■ **DATASET EXCERPT**
..............................

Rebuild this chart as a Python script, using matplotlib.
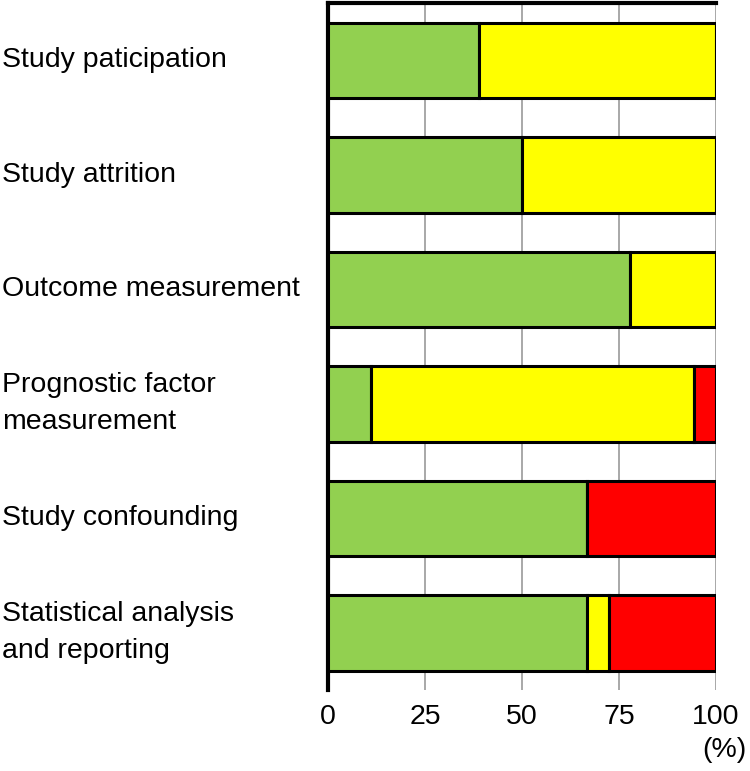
import matplotlib.pyplot as plt
import numpy as np

plt.rcParams['font.family'] = ['Liberation Sans', 'DejaVu Sans']

# domains (top to bottom)
domains = ["Study paticipation", "Study attrition", "Outcome measurement",
           "Prognostic factor\nmeasurement", "Study confounding",
           "Statistical analysis\nand reporting"]

# percentages of studies: low / moderate / high risk of bias
low = [38.9, 50.0, 77.8, 11.1, 66.7, 66.7]
moderate = [61.1, 50.0, 22.2, 83.3, 0.0, 5.6]
high = [0.0, 0.0, 0.0, 5.6, 33.3, 27.7]

ticks = [0, 25, 50, 75, 100]

fig = plt.figure(figsize=(7.5, 7.71), dpi=100)
ax = fig.add_axes([0.4373, 0.105, 0.5174, 0.891])

y = np.arange(len(domains))
low = np.array(low)
moderate = np.array(moderate)
high = np.array(high)

kw = dict(height=0.66, edgecolor="black", linewidth=2.2, zorder=3)
ax.barh(y, low, color="#92D050", **kw)
ax.barh(y, moderate, left=low, color="#FFFF00", **kw)
ax.barh(y, high, left=low + moderate, color="#FF0000", **kw)

ax.set_xlim(0, 100)
ax.set_ylim(len(domains) - 0.5, -0.5)
ax.set_xticks(ticks)
ax.set_xticklabels([str(t) for t in ticks], fontsize=20.5)
ax.tick_params(axis="x", length=0, pad=10)
ax.set_yticks([])
ax.grid(axis="x", color="#999999", linewidth=1.2, zorder=0)

ax.spines["right"].set_visible(False)
ax.spines["bottom"].set_visible(False)
ax.spines["left"].set_linewidth(3)
ax.spines["top"].set_linewidth(3)

for i, name in enumerate(domains):
    fig.text(0.003, ax.transData.transform((0, i))[1] / fig.bbox.height, name,
             fontsize=20.5, ha="left", va="center", linespacing=1.55)

fig.text(0.995, 0.027, "(%)", fontsize=20.5, ha="right", va="center")

fig.savefig("out.png", dpi=100)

..............................

■ **YOUR TASK**
Leave out the pictures and transcribe everything else exactly.

■ **FINAL RESULT**
Rebuild this chart as a Python script, using matplotlib.
import matplotlib.pyplot as plt
import numpy as np

plt.rcParams['font.family'] = ['Liberation Sans', 'DejaVu Sans']

# domains (top to bottom)
domains = ["Study paticipation", "Study attrition", "Outcome measurement",
           "Prognostic factor\nmeasurement", "Study confounding",
           "Statistical analysis\nand reporting"]

# percentages of studies: low / moderate / high risk of bias
low = [38.9, 50.0, 77.8, 11.1, 66.7, 66.7]
moderate = [61.1, 50.0, 22.2, 83.3, 0.0, 5.6]
high = [0.0, 0.0, 0.0, 5.6, 33.3, 27.7]

ticks = [0, 25, 50, 75, 100]

fig = plt.figure(figsize=(7.5, 7.71), dpi=100)
ax = fig.add_axes([0.4373, 0.105, 0.5174, 0.891])

y = np.arange(len(domains))
low = np.array(low)
moderate = np.array(moderate)
high = np.array(high)

kw = dict(height=0.66, edgecolor="black", linewidth=2.2, zorder=3)
ax.barh(y, low, color="#92D050", **kw)
ax.barh(y, moderate, left=low, color="#FFFF00", **kw)
ax.barh(y, high, left=low + moderate, color="#FF0000", **kw)

ax.set_xlim(0, 100)
ax.set_ylim(len(domains) - 0.5, -0.5)
ax.set_xticks(ticks)
ax.set_xticklabels([str(t) for t in ticks], fontsize=20.5)
ax.tick_params(axis="x", length=0, pad=10)
ax.set_yticks([])
ax.grid(axis="x", color="#999999", linewidth=1.2, zorder=0)

ax.spines["right"].set_visible(False)
ax.spines["bottom"].set_visible(False)
ax.spines["left"].set_linewidth(3)
ax.spines["top"].set_linewidth(3)

for i, name in enumerate(domains):
    fig.text(0.003, ax.transData.transform((0, i))[1] / fig.bbox.height, name,
             fontsize=20.5, ha="left", va="center", linespacing=1.55)

fig.text(0.995, 0.027, "(%)", fontsize=20.5, ha="right", va="center")

fig.savefig("out.png", dpi=100)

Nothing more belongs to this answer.